C'est ainsi que la discussion sur l'efficacité des bombardements fut pliée. « Cela avait un parfum de chasse aux sorcières », écrirait plus tard un historien. Les scientifiques prudents qui plaidaient contre le bombardement de la population allemande furent considérés comme des lâches - des traîtres à la patrie. Les fanatiques étaient d'accord entre eux : les Allemands devaient être traités bien plus durement encore. Churchill donna son feu vert, et l'enfer s'abattit sur l'Allemagne. En fin de compte, ces bombardements firent dix fois plus de victimes que le Blitz. À Dresde, davantage d'hommes, de femmes et d'enfants périrent en une nuit qu'à Londres sur toute la durée de la guerre. Plus de la moitié des villes allemandes furent annihilées. Le pays se métamorphosa en un gigantesque tas de gravats et de cendres.
Entre-temps, seule une petite fraction des forces aériennes alliées fut mobilisée pour bombarder des cibles stratégiques, comme des usines ou des ponts. Jusqu'aux derniers mois de la guerre, Churchill demeura en effet convaincu qu'il valait mieux lancer les bombes sur les civils afin de briser le moral de la population allemande. En janvier 1944, une nouvelle note de la Royal Air Force atterrit sur son bureau : “Plus nous bombardons, plus les conséquences en sont satisfaisantes, » Le Premier ministre souligna cette phrase de son célèbre stylo rouge.

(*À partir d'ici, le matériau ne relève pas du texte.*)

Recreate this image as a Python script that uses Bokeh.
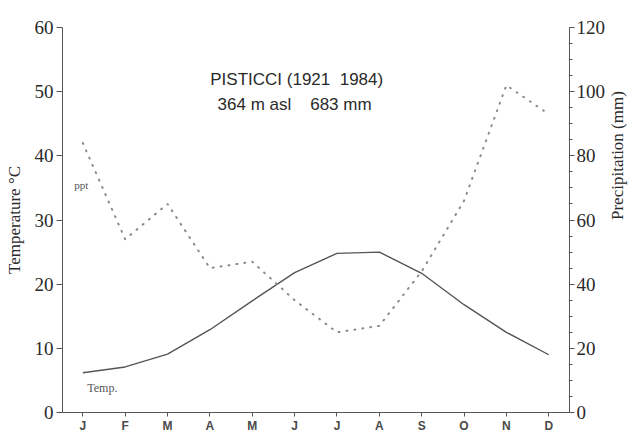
from bokeh.plotting import figure
from bokeh.models import Range1d, LinearAxis, FixedTicker, SingleIntervalTicker, Label
from bokeh.embed import file_html
from bokeh.resources import INLINE
import math

months = [1, 2, 3, 4, 5, 6, 7, 8, 9, 10, 11, 12]
month_labels = ["J", "F", "M", "A", "M", "J", "J", "A", "S", "O", "N", "D"]
temperature = [6.2, 7.1, 9.1, 12.9, 17.4, 21.8, 24.8, 25.0, 21.7, 16.8, 12.5, 9.0]
precipitation = [84, 54, 65, 45, 47, 35, 25, 27, 44, 66, 102, 93]

ink = "#555555"
txt = "#2a2a2a"
serif = "Liberation Serif"
sans = "Liberation Sans"
NB = "\u00a0"

p = figure(width=639, height=438, output_backend="svg", toolbar_location=None,
           x_range=Range1d(0.52, 12.49), y_range=Range1d(0, 60),
           min_border_left=62, min_border_right=66, min_border_top=27, min_border_bottom=26)
p.extra_y_ranges = {"ppt": Range1d(0, 120)}
p.outline_line_color = None
p.xgrid.visible = False
p.ygrid.visible = False
p.background_fill_color = "white"

# bottom axis
xa = p.xaxis[0]
xa.ticker = FixedTicker(ticks=months)
xa.major_label_overrides = {m: l for m, l in zip(months, month_labels)}
xa.major_label_text_font = sans
xa.major_label_text_font_style = "bold"
xa.major_label_text_font_size = "12px"
xa.major_label_text_color = "#4a4a4a"
xa.axis_line_color = ink
xa.major_tick_line_color = ink
xa.major_tick_out = 4
xa.major_tick_in = 0
xa.minor_tick_line_color = None
xa.major_label_standoff = 2

# left axis
ya = p.yaxis[0]
ya.ticker = SingleIntervalTicker(interval=10, num_minor_ticks=0)
ya.axis_label = "Temperature °C"
ya.axis_label_text_font = serif
ya.axis_label_text_font_style = "normal"
ya.axis_label_text_font_size = "17px"
ya.axis_label_text_color = txt
ya.axis_label_standoff = 8
ya.major_label_text_font = serif
ya.major_label_text_font_size = "19px"
ya.major_label_text_color = txt
ya.major_label_standoff = 3
ya.axis_line_color = ink
ya.major_tick_line_color = ink
ya.major_tick_out = 6
ya.major_tick_in = 0
ya.minor_tick_line_color = None

# right axis
ra = LinearAxis(y_range_name="ppt", ticker=SingleIntervalTicker(interval=20, num_minor_ticks=4))
ra.axis_label = "Precipitation (mm)"
ra.axis_label_orientation = math.pi / 2
ra.axis_label_text_font = serif
ra.axis_label_text_font_style = "normal"
ra.axis_label_text_font_size = "17px"
ra.axis_label_text_color = txt
ra.axis_label_standoff = 9
ra.major_label_text_font = serif
ra.major_label_text_font_size = "19px"
ra.major_label_text_color = txt
ra.major_label_standoff = 2
ra.axis_line_color = ink
ra.major_tick_line_color = ink
ra.major_tick_out = 5
ra.major_tick_in = 0
ra.minor_tick_line_color = ink
ra.minor_tick_out = 3
ra.minor_tick_in = 0
p.add_layout(ra, "right")

# data
p.line(months, temperature, line_color=ink, line_width=1.4)
p.line(months, precipitation, y_range_name="ppt", line_color="#8a8a8a", line_width=2,
       line_dash="1 7", line_cap="round")

# annotations
p.add_layout(Label(x=6.05, y=51.9, text="PISTICCI (1921" + NB + NB + "1984)", text_font=sans,
                   text_font_size="17px", text_color=txt, text_align="center",
                   text_baseline="middle"))
p.add_layout(Label(x=6.0, y=48.0, text="364 m asl" + NB * 4 + "683 mm", text_font=sans,
                   text_font_size="17px", text_color=txt, text_align="center",
                   text_baseline="middle"))
p.add_layout(Label(x=0.965, y=35.4, text="ppt", text_font=serif, text_font_size="11px",
                   text_color="#555555", text_align="center", text_baseline="middle"))
p.add_layout(Label(x=1.46, y=3.75, text="Temp.", text_font=serif, text_font_size="12px",
                   text_color="#555555", text_align="center", text_baseline="middle"))

open("out.html", "w").write(file_html(p, INLINE))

Que se passait-il en réalité en Allemagne ? Commençons à nouveau par le récit d'un psychiatre de renom. De mai à juillet 1945, le docteur Friedrich Panse enquêta auprès de cent citoyennes et citoyens allemands qui avaient perdu leur maison. Après, j'étais vraiment de bonne humeur, j'allumai avec plaisir un cigare », raconta l'un d'eux. L'ambiance après un raid était « comme celle qui suit une guerre gagnée», remarqua un autre. Nulle part, il n'était question de panique de masse. Les habitants qui subissaient des bombardements pour la première fois manifestaient au contraire une forme de soulagement. La solidarité du voisinage était formidable, nota Panse. Étant donné la gravité et la durée de la pression psychologique, l'attitude de la population était remarquablement équilibrée et disciplinée. La même image émane des rapports du Sicherheitsdienst (SD, le service de renseignements de la SS), qui surveillait attentivement sa propre population. Après les bombardements, semblait-il, tout le monde s'entraide. On extrayait les victimes des décombres, on
éteignait les incendies. Les enfants des Jeunesses hitlériennes allaient et venaient pour aider les blessés et les sans-abri. Un épicier accrocha pour plaisanter une pancarte vantant le "beurre de la catastrophe": Hier wird Katastrophen Butter verkauft! (Ici, on vend le beurre
de la catastrophe. ) (Bon, d'accord, L'humour britannique avait une longueur d'avance.)
Peu après la capitulation de l'Allemagne, en mai 1945, une équipe d'économistes des forces alliées parcourut le pays défait. Le ministère de la Défense des États-Unis leur avait donné pour mission d'enquêter sur l'effet des bombardements. La question centrale était la suivante: l'armée devait-elle utiliser cette arme plus souvent ?
Les scientifiques n'y allèrent pas par quatre chemins : les bombardements avaient été un fiasco. L'économie de guerre allemande en était même vraisemblablement sortie renforcée, rallongeant ainsi la durée de la guerre. Entre 1940 et 1944, la production de chars allemands avait été multipliée par neuf, et celle des avions de chasse par quatorze.
Une équipe d'économistes britanniques en arriva à la même conclusion. Dans les vingt et une villes sinistrées sur lesquelles portait leur enquête, la production avait augmenté plus vite que dans un groupe contrôle de quatorze villes qui n'avaient pas été bombardées. Nous commencions à comprendre, écrivit un économiste américain, que nous allions mettre au jour l'une des plus graves, peut-être la plus
grave erreur de toute la guerre. Ce qui est encore le plus fascinant, à mon sens, c'est qu'ils aient tous fait la même erreur.
Hitler et Churchill, Roosevelt et Lindemann - les uns comme les autres partageaient la vision du psychologue Gustave Le Bon qui prétendait que la civilisation humaine ne constitue qu'une couche superficielle. L'emploi de la force aérienne, ils en étaient persuadés, ferait voler en éclats cette fine couche. Mais plus les bombes pleuvaient, plus la couche s'épaississait. Ce n'était pas une membrane mais une peau calleuse, endurcie.
Et pourtant, les experts militaires n'intégrèrent quasiment pas cette conclusion. Vingt et un ans plus tard. durant la guerre du Vietnam. les États-Unis larguèrent trois fois plus de bombes qu'ils n'en avaient employé contre l'Allemagne au cours de la Seconde Guerre mondiale.
Là aussi, ce fut un échec - plus cuisant encore. Même lorsque nous avons des preuves sous le nez, nous préférons nous mettre le doigt dans l'oeil. Jusqu'à ce jour, nombre de Britanniques croient que leur capacité de résilience pendant le Blitz était typiquement britannique, Mais elle ne l'était pas. Elle était typiquement humaine.